If we are prepared to persevere with passion and dedication, we can turn things our way even if the odds are stacked against us. There are many, who overcome severe reverses to triumph in the end. But to strike rich through stock investments, one needs more than a fair share of luck despite the much touted analytical tools. Even great investor gurus bite the dust once too often! There are too many variables at play including the human factor!
Of course, one can avoid most pitfalls by understanding the methodology of the masters of investing; but, how many have the discipline & patience to monitor, wait for the time to invest and cash out? The man in the street will not have much clout to hold-out when confronted with a crunch situation and mostly that happens in dire times when the economy is in limbo, with the stock markets also in the pits! Many are led the garden path by the successes of few, but the failures of many are hardly trumpeted!
Real returns on investments depend a lot on luck. Even the best of companies in the most promising sectors can suddenly turn turtle due to mismanagement that comes out of the blue, leaving hardly time for most to exit in time. Despite the best efforts, some get information much before others, who are left in the lurch.

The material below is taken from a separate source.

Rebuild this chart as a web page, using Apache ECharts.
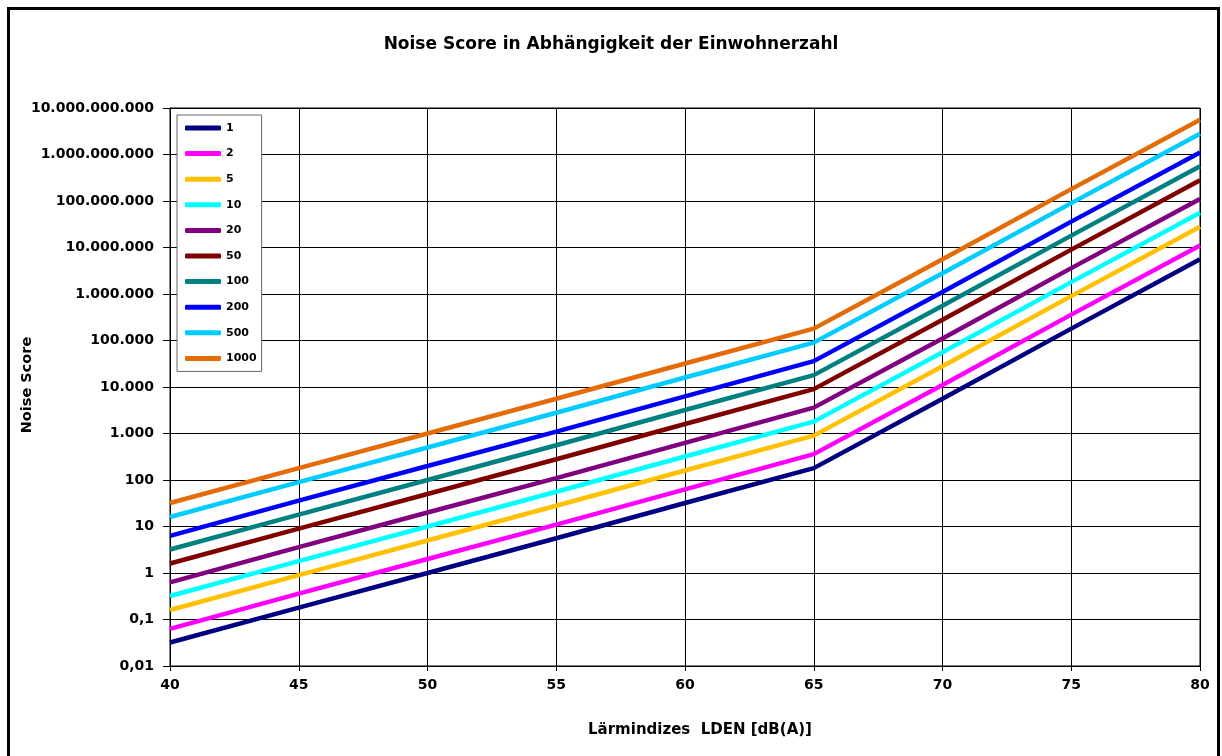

So retail investors are caught napping, or rather, get played out repeatedly.
Even the best of companies are held together by few key executives. If there is an exodus of such talent, the fortune of the company will take a dive. Some companies based in China, listed their shares outside their borders; no doubt, they were hailed as sure winners, dealing in hot products for their rising middle class. But soon, the great expectations came crashing down, when the promoters pledged their shares as collateral to raise personal loans and the lender sold them later to recover the loans; others became aware of this issue only when the share prices plunged after the shares were sold at a heavy discount!
Technology plays a big part. A new upstart can turn the tables on others in no time. Especially electronics companies are vulnerable and the famous dotcom bust is hard to forget! Warren Buffet refused to invest in companies where the business plans did not make sense, but he too had his share of losses, after testing the waters reluctantly! Though brick & mortar companies came back into fashion, a fool and his money are soon parted always.
Though we have analysts with the latest tools, the human factor plays a crucial part. While some are out to exploit the gullible with outrageous ideas, with sure fire success stories, some promoters get disillusioned when things start to fall apart; they lack the persistence and start to drift. There is no refined tool to prejudge these character traits!
Mutual Funds and Unit trusts have front end charges which eat away the returns and have to be paid even if the funds lose money, as they are fixed in nature. The moment one invests, the charge applies to reduce the capital. Most also do not out-perform the markets, so the returns become a mirage mostly; good times are loudly advertised but bad times met with deafening silence!
A safe way to invest in stocks will be in blue chips, especially in well established banks with good history. The governments take care of them anyway, as the big ones are just too big to fail! One needs real patience and staying power, which are not usually associated with the man in the street! Even blue chips face survival issues like BP, which incurred heavy losses running into billions after the Gulf of Mexico oil spill. In a way, stock investment is like a lottery and needs the luck factor to get rich. The man in the street does not have the time, the staying power, or the clout to come out a winner. A sure way is still to invest in own efforts to make our lives a success, than depend on the whims & fancies of others, who are increasingly led by greed. It may look like a cynical view, but too many are burnt in stock markets repeatedly.